* **TASK TO CARRY OUT**: Starting at the first line of the listing below, retype each line up to and including the one that contains "endret før utlevering</text>". Leave pictures out.

(Entries with chart source code)
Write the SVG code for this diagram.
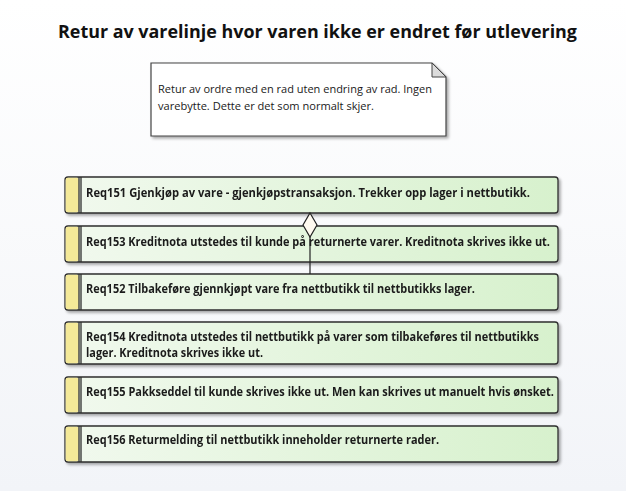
<svg xmlns="http://www.w3.org/2000/svg" width="626" height="491" viewBox="0 0 626 491">
<defs>
<linearGradient id="bg" x1="0" y1="0" x2="0" y2="1">
<stop offset="0" stop-color="#ffffff"/>
<stop offset="1" stop-color="#f2f4f8"/>
</linearGradient>
<linearGradient id="req" x1="0" y1="0" x2="1" y2="0">
<stop offset="0" stop-color="#f1f9ee"/>
<stop offset="1" stop-color="#d7f1cd"/>
</linearGradient>
<filter id="sh" x="-5%" y="-20%" width="110%" height="150%">
<feGaussianBlur in="SourceAlpha" stdDeviation="1.5"/>
<feOffset dx="2" dy="2"/>
<feComponentTransfer><feFuncA type="linear" slope="0.35"/></feComponentTransfer>
<feMerge><feMergeNode/><feMergeNode in="SourceGraphic"/></feMerge>
</filter>
</defs>
<style>
.box{fill:url(#req);stroke:#2e2e2e;stroke-width:1.3}
.strip{fill:#f4e998;stroke:none}
.sep{stroke:#2e2e2e;stroke-width:1.3;fill:none}
.t{font-family:"Open Sans","Liberation Sans",sans-serif;font-weight:bold;font-size:12px;fill:#1a1a1a}
.n{font-family:"Open Sans","Liberation Sans",sans-serif;font-size:11px;fill:#1a1a1a}
.title{font-family:"Open Sans","Liberation Sans",sans-serif;font-weight:bold;font-size:17px;fill:#111}
</style>
<rect x="0" y="0" width="626" height="491" fill="url(#bg)"/>
<text class="title" x="58" y="38" textLength="519" lengthAdjust="spacingAndGlyphs">Retur av varelinje hvor varen ikke er endret før utlevering</text>

<g id="note">
<path d="M151 63 H432 L446 77 V136 H151 Z" fill="#ffffff" stroke="#444" stroke-width="1.2" filter="url(#sh)"/>
<path d="M432 63 L446 77 H432 Z" fill="#dcdcdc" stroke="#444" stroke-width="1"/>
<text class="n" x="158" y="93" textLength="274" lengthAdjust="spacingAndGlyphs">Retur av ordre med en rad uten endring av rad. Ingen</text>
<text class="n" x="158" y="110" textLength="216" lengthAdjust="spacingAndGlyphs">varebytte. Dette er det som normalt skjer.</text>
</g>

<g id="req151" filter="url(#sh)">
<rect class="box" x="65" y="177" width="493" height="36" rx="3"/>
<rect class="strip" x="65.7" y="177.7" width="13" height="34.6" rx="2"/>
<path class="sep" d="M79 177 V213 M81 177 V213"/>
<text class="t" x="86" y="197" textLength="444" lengthAdjust="spacingAndGlyphs">Req151 Gjenkjøp av vare - gjenkjøpstransaksjon. Trekker opp lager i nettbutikk.</text>
</g>
<g id="req153" filter="url(#sh)">
<rect class="box" x="65" y="226" width="493" height="36" rx="3"/>
<rect class="strip" x="65.7" y="226.7" width="13" height="34.6" rx="2"/>
<path class="sep" d="M79 226 V262 M81 226 V262"/>
<text class="t" x="86" y="246" textLength="464" lengthAdjust="spacingAndGlyphs">Req153 Kreditnota utstedes til kunde på returnerte varer. Kreditnota skrives ikke ut.</text>
</g>
<g id="req152" filter="url(#sh)">
<rect class="box" x="65" y="274" width="493" height="36" rx="3"/>
<rect class="strip" x="65.7" y="274.7" width="13" height="34.6" rx="2"/>
<path class="sep" d="M79 274 V310 M81 274 V310"/>
<text class="t" x="86" y="293" textLength="389" lengthAdjust="spacingAndGlyphs">Req152 Tilbakeføre gjennkjøpt vare fra nettbutikk til nettbutikks lager.</text>
</g>
<g id="req154" filter="url(#sh)">
<rect class="box" x="65" y="322" width="493" height="42" rx="3"/>
<rect class="strip" x="65.7" y="322.7" width="13" height="40.6" rx="2"/>
<path class="sep" d="M79 322 V364 M81 322 V364"/>
<text class="t" x="86" y="341" textLength="453" lengthAdjust="spacingAndGlyphs">Req154 Kreditnota utstedes til nettbutikk på varer som tilbakeføres til nettbutikks</text>
<text class="t" x="86" y="357" textLength="177" lengthAdjust="spacingAndGlyphs">lager. Kreditnota skrives ikke ut.</text>
</g>
<g id="req155" filter="url(#sh)">
<rect class="box" x="65" y="377" width="493" height="36" rx="3"/>
<rect class="strip" x="65.7" y="377.7" width="13" height="34.6" rx="2"/>
<path class="sep" d="M79 377 V413 M81 377 V413"/>
<text class="t" x="86" y="396" textLength="468" lengthAdjust="spacingAndGlyphs">Req155 Pakkseddel til kunde skrives ikke ut. Men kan skrives ut manuelt hvis ønsket.</text>
</g>
<g id="req156" filter="url(#sh)">
<rect class="box" x="65" y="426" width="493" height="36" rx="3"/>
<rect class="strip" x="65.7" y="426.7" width="13" height="34.6" rx="2"/>
<path class="sep" d="M79 426 V462 M81 426 V462"/>
<text class="t" x="86" y="444" textLength="353" lengthAdjust="spacingAndGlyphs">Req156 Returmelding til nettbutikk inneholder returnerte rader.</text>
</g>

<g id="connectors">
<line x1="310" y1="237" x2="310" y2="274" stroke="#222" stroke-width="1.2"/>
<path d="M310 213 L317 225 L310 237 L303 225 Z" fill="#fffaf0" stroke="#222" stroke-width="1.2"/>
</g>
</svg>
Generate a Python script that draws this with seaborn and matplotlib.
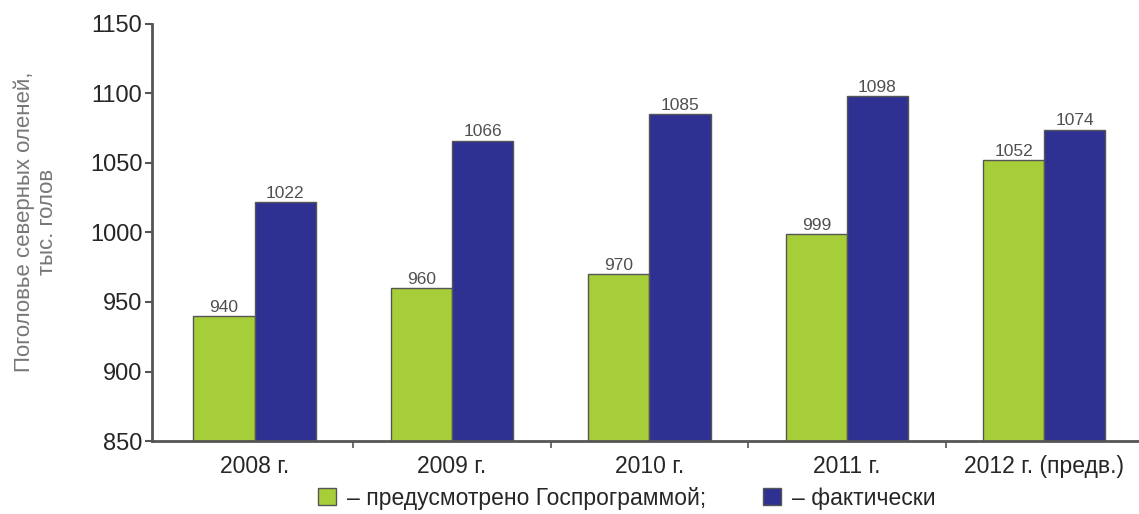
import pandas as pd
import matplotlib
matplotlib.use("Agg")
import matplotlib.pyplot as plt
import seaborn as sns
from matplotlib.patches import Patch

years = ["2008 г.", "2009 г.", "2010 г.", "2011 г.", "2012 г. (предв.)"]
planned = [940, 960, 970, 999, 1052]
actual = [1022, 1066, 1085, 1098, 1074]
series_names = ["– предусмотрено Госпрограммой;", "– фактически"]
colors = ["#a6ce39", "#2e3192"]

df = pd.DataFrame({
    "year": years * 2,
    "value": planned + actual,
    "series": [series_names[0]] * len(years) + [series_names[1]] * len(years),
})

sns.set_style("white")
plt.rcParams["font.family"] = ["Liberation Sans", "DejaVu Sans"]

fig = plt.figure(figsize=(11.39, 5.14), dpi=100)
ax = fig.add_axes([152 / 1139, 1 - 441 / 514, 1 - 152 / 1139, (441 - 24) / 514])

sns.barplot(data=df, x="year", y="value", hue="series", hue_order=series_names,
            palette=colors, saturation=1, width=0.62, edgecolor="#555555",
            linewidth=1, legend=False, ax=ax)

for cont in ax.containers:
    ax.bar_label(cont, padding=1, fontsize=12.5, color="#505050")

ax.set_ylim(850, 1150)
ax.set_xlim(-0.52, 4.48)
ax.set_yticks([850, 900, 950, 1000, 1050, 1100, 1150])
ax.set_xlabel("")
ax.set_ylabel("")
ax.tick_params(axis="y", labelsize=17, length=5, width=1.5, color="#555555",
               left=True, pad=2)
ax.tick_params(axis="x", which="major", labelsize=16.5, length=0, pad=10)
ax.set_xticks([0.5, 1.5, 2.5, 3.5], minor=True)
ax.tick_params(axis="x", which="minor", length=5, width=1.2, color="#555555",
               bottom=True)
for s in ["top", "right"]:
    ax.spines[s].set_visible(False)
for s in ["left", "bottom"]:
    ax.spines[s].set_color("#555555")
    ax.spines[s].set_linewidth(2)

fig.text(36 / 1139, 1 - 222 / 514, "Поголовье северных оленей,\nтыс. голов",
         rotation=90, ha="center", va="center", multialignment="center",
         fontsize=16, color="#777777", linespacing=1.15)

handles = [Patch(facecolor=c, edgecolor="#555555", linewidth=1) for c in colors]
fig.legend(handles, series_names, loc="center", bbox_to_anchor=(627 / 1139, 1 - 498 / 514),
           ncol=2, frameon=False, fontsize=16.5, handlelength=0.75, handleheight=0.75,
           handletextpad=0.5, columnspacing=2.5)

fig.savefig("out.png", dpi=100)
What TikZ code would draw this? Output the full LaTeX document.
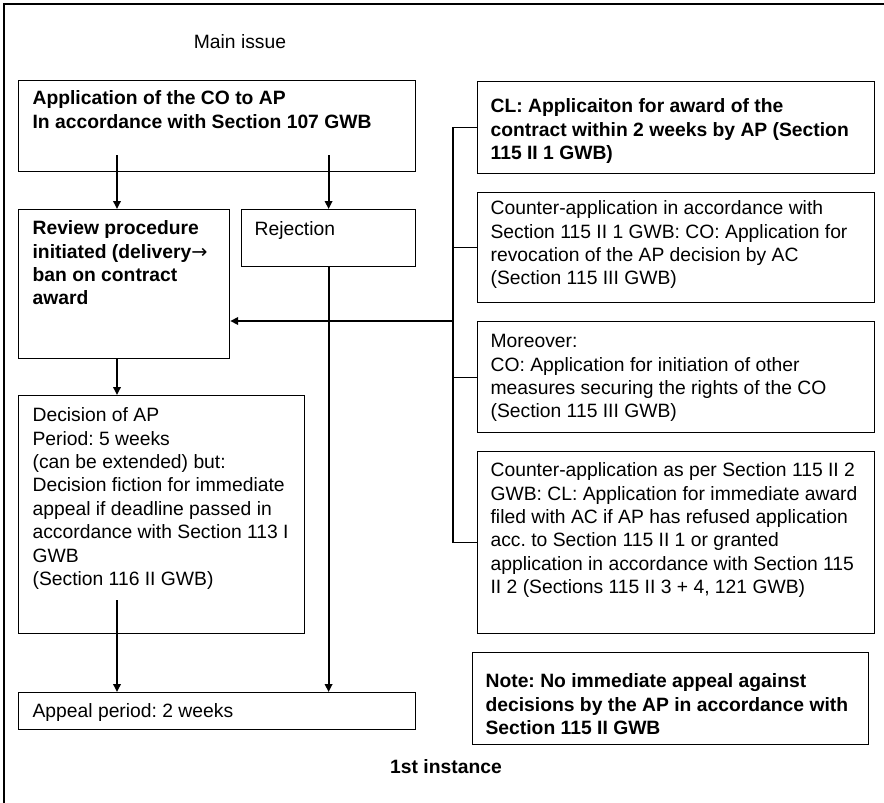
\documentclass[tikz,border=0pt]{standalone}
\usepackage{fontspec}
\setmainfont{Liberation Sans}
\newfontfamily\arrowfont{DejaVu Sans}
\usetikzlibrary{arrows.meta}
\frenchspacing

% box text: width, height, first baseline, left pad, text
\newcommand{\boxtext}[5]{\parbox[t][#2pt][t]{#1pt}{\raggedright\leftskip=#4pt\rule{0pt}{#3pt}#5}}

\tikzset{
  box/.style={draw, line width=1.2pt, anchor=north west, inner sep=0pt},
  wire/.style={line width=1.8pt},
}

\begin{document}
\begin{tikzpicture}[x=1pt, y=-1pt, >={Triangle[length=8pt,width=7.5pt]},
  font=\fontsize{19.3pt}{23.4pt}\selectfont]
\useasboundingbox (0,0) rectangle (884,803);
\draw[line width=1.5pt] (4,4) rectangle (920,840);

\node[anchor=base] (mainlbl) at (240,48) {Main issue};

% left column
\node[box] (app) at (18,80) {\boxtext{397}{91}{24}{14}{\bfseries Application of the CO to AP\\In accordance with Section 107 GWB}};
\node[box] (review) at (18,209) {\boxtext{211}{149}{25}{14}{\bfseries Review procedure\\initiated (delivery{\arrowfont\mdseries →}\\ban on contract\\award}};
\node[box] (reject) at (241,209) {\boxtext{174}{57}{26}{13}{Rejection}};
\node[box] (decision) at (18,395) {\boxtext{286}{238}{26}{14}{Decision of AP\\Period: 5 weeks\\(can be extended) but:\\Decision fiction for immediate\\appeal if deadline passed in\\accordance with Section 113 I\\GWB\\(Section 116 II GWB)}};
\node[box] (appeal) at (18,692) {\boxtext{397}{37}{25}{14}{Appeal period: 2 weeks}};

% right column
\node[box] (claim) at (477,81) {\boxtext{397}{92}{31}{13}{\bfseries CL: Applicaiton for award of the\\contract within 2 weeks by AP (Section\\115 II 1 GWB)}};
\node[box] (counter) at (477,192) {\boxtext{397}{110}{22}{13}{Counter-application in accordance with\\Section 115 II 1 GWB: CO: Application for\\revocation of the AP decision by AC\\(Section 115 III GWB)}};
\node[box] (moreover) at (477,321) {\boxtext{397}{111}{26}{13}{Moreover:\\CO: Application for initiation of other\\measures securing the rights of the CO\\(Section 115 III GWB)}};
\node[box] (immediate) at (477,451) {\boxtext{397}{182}{25}{13}{Counter-application as per Section 115 II 2\\GWB: CL: Application for immediate award\\filed with AC if AP has refused application\\acc. to Section 115 II 1 or granted\\application in accordance with Section 115\\II 2 (Sections 115 II 3 + 4, 121 GWB)}};
\node[box] (note) at (472,652) {\boxtext{396}{92}{35}{13}{\bfseries Note: No immediate appeal against\\decisions by the AP in accordance with\\Section 115 II GWB}};

\node[anchor=base, font=\fontsize{19.3pt}{23.4pt}\selectfont\bfseries] (instlbl) at (446,773) {1st instance};

% arrows
\coordinate (a1) at ([xshift=99pt,yshift=17pt]app.south west);
\coordinate (a2) at ([yshift=17pt]app.south -| reject.north);
\draw[wire,->] (a1) -- (a1 |- review.north);
\draw[wire,->] (a2) -- (reject.north);
\draw[wire,->] (review.south -| a1) -- (decision.north -| a1);
\draw[wire,->] ([yshift=34pt]decision.south -| a1) -- (appeal.north -| a1);
\draw[wire,->] (reject.south) -- (appeal.north -| reject.south);

% bus on the right
\draw[line width=1.2pt] (claim.west) -- ++(-24,0) coordinate (bus) |- (immediate.west);
\draw[line width=1.2pt] (counter.west) -- (counter.west -| bus);
\draw[line width=1.2pt] (moreover.west) -- (moreover.west -| bus);
\draw[wire,->] (moreover.north west -| bus) -- (moreover.north west -| review.east);
\end{tikzpicture}
\end{document}
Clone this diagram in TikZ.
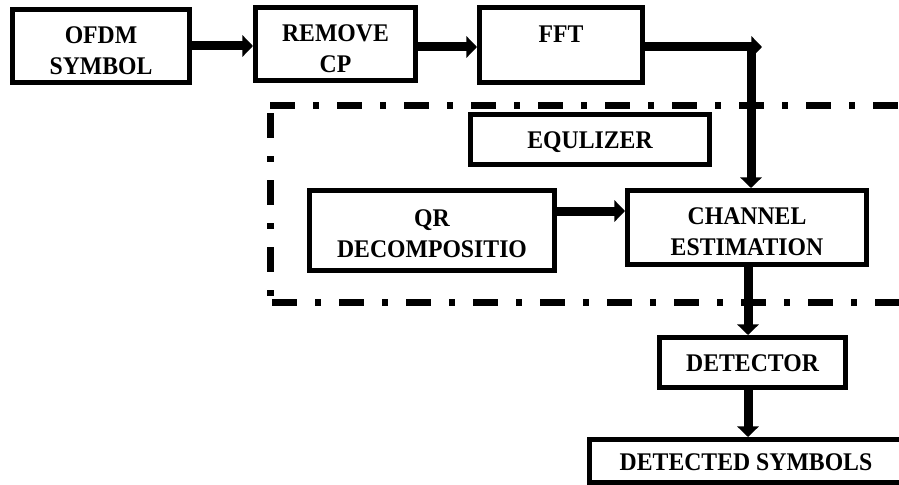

* **OUTPUT OF THE EXERCISE**:
Write the SVG code for this diagram.
<svg xmlns="http://www.w3.org/2000/svg" width="626" height="491" viewBox="0 0 626 491">
<defs>
<linearGradient id="bg" x1="0" y1="0" x2="0" y2="1">
<stop offset="0" stop-color="#ffffff"/>
<stop offset="1" stop-color="#f2f4f8"/>
</linearGradient>
<linearGradient id="req" x1="0" y1="0" x2="1" y2="0">
<stop offset="0" stop-color="#f1f9ee"/>
<stop offset="1" stop-color="#d7f1cd"/>
</linearGradient>
<filter id="sh" x="-5%" y="-20%" width="110%" height="150%">
<feGaussianBlur in="SourceAlpha" stdDeviation="1.5"/>
<feOffset dx="2" dy="2"/>
<feComponentTransfer><feFuncA type="linear" slope="0.35"/></feComponentTransfer>
<feMerge><feMergeNode/><feMergeNode in="SourceGraphic"/></feMerge>
</filter>
</defs>
<style>
.box{fill:url(#req);stroke:#2e2e2e;stroke-width:1.3}
.strip{fill:#f4e998;stroke:none}
.sep{stroke:#2e2e2e;stroke-width:1.3;fill:none}
.t{font-family:"Open Sans","Liberation Sans",sans-serif;font-weight:bold;font-size:12px;fill:#1a1a1a}
.n{font-family:"Open Sans","Liberation Sans",sans-serif;font-size:11px;fill:#1a1a1a}
.title{font-family:"Open Sans","Liberation Sans",sans-serif;font-weight:bold;font-size:17px;fill:#111}
</style>
<rect x="0" y="0" width="626" height="491" fill="url(#bg)"/>
<text class="title" x="58" y="38" textLength="519" lengthAdjust="spacingAndGlyphs">Retur av varelinje hvor varen ikke er endret før utlevering</text>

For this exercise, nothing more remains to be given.